Here is a summary from Business Insider of what Howard Marks has said about Trump’s economic and tax plan:
“Howard Marks, the billionaire co-founder of Oaktree Capital Group, thinks Republican presidential nominee Donald Trump is delusional.
“In his latest memo dubbed ‘Political Reality,’ Marks dedicated a section to Trump’s statements on America’s finances.
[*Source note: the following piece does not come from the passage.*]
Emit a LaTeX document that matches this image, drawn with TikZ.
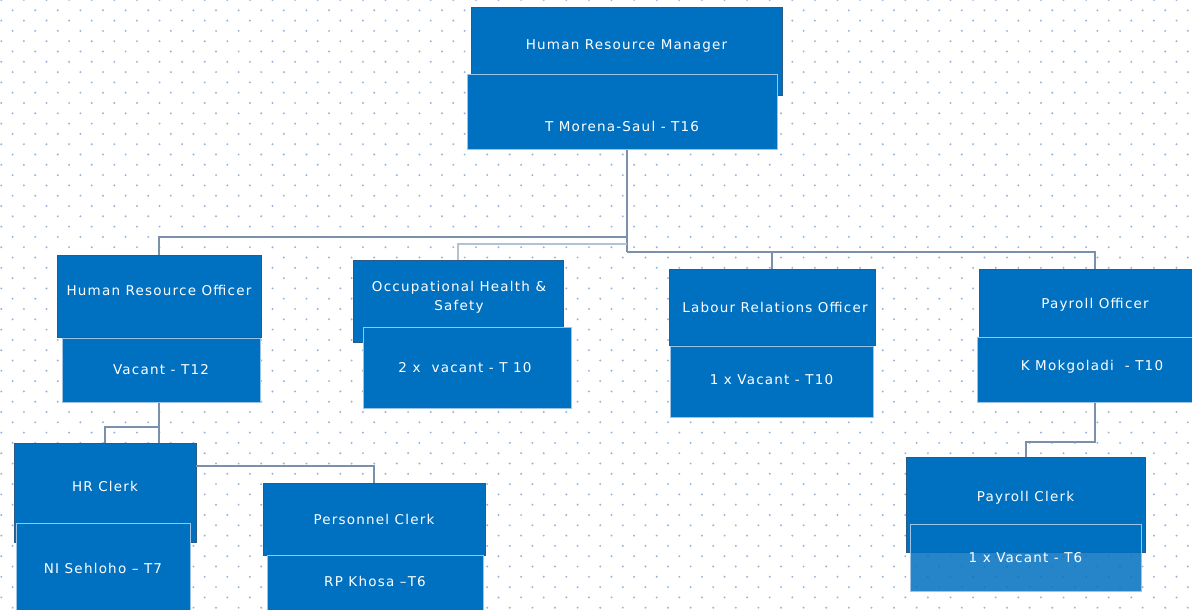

“’It’s fair to say that [Hillary Clinton] hasn’t been anywhere near as guilty as Trump of defying economic reality on the campaign trail, and that’s my subject here,’ he wrote.
“Here is Marks:
“’[Trump] built his net worth in part by borrowing money and not paying it back, and he seems proud of his companies’ repeated use of bankruptcy as a strategic tool. But Trump doesn’t have an ongoing need to tap the world capital markets, as the U.S. does (he now operates under an asset-lite business model that emphasizes licensing fees rather than asset ownership; perhaps this is because his multiple defaults have caused the credit window to be closed to him). The United States could refuse to pay its debts in full–that’s called “rescheduling” or “default”–but we’d be unlikely to have the same access to the credit markets, and we would certainly cease to enjoy the benefits of a high credit rating and resulting low interest rates.’
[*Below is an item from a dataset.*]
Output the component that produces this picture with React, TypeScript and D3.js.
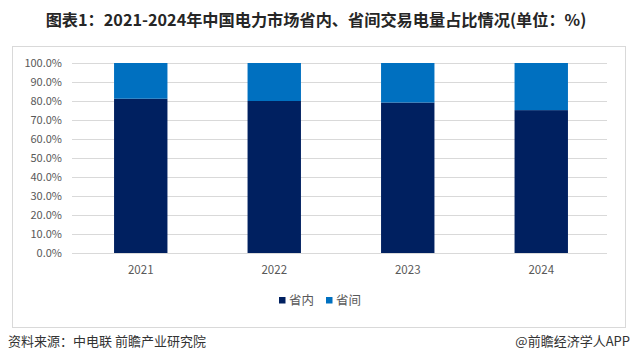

“Marks also skewered Trump’s comments on imports and job losses from trade, pointing out that increased tariffs could cause prices to rise for US consumers:
“’As for economic reality, never has Trump said anything like this: “We may be able to increase manufacturing jobs by imposing protective tariffs, but that would require all consumers to pay higher prices for their purchases of goods from abroad.” What would the average American’s everyday shopping experience be if imported goods were barred, discouraged or heavily taxed?’
“He then highlighted the potential impact of Trump’s protectionist policies if other countries responded with their own tariffs, and how his campaign is mainly eyeing people ‘who fear being left behind by globalization’:
“’Further, Trump doesn’t point out that, in response to the adoption of protectionist measures by the U.S., other countries could retaliate with increased tariffs on U.S.-made goods, costing some Americans their jobs. Here’s what Moody’s Analytics says about his original economic agenda (I haven’t yet seen analysis of the plan he announced on August 8):
“’Broadly, Mr. Trump’s economic proposals would result in a more isolated U.S. economy. Cross-border trade and immigration will be significantly diminished, and with less trade and immigration, foreign direct investment will also be reduced. While globalization has created winners and losers in the U.S. economy in recent decades, it contributes substantially to the ongoing growth of the U.S. economy. Pulling back from globalization, as Mr. Trump is proposing, will thus diminish the nation’s growth prospects.’
“This isn’t the first time Marks has touched on politicians’ tendency to overpromise. He warned in May that readers shouldn’t expect magical solutions to appear.”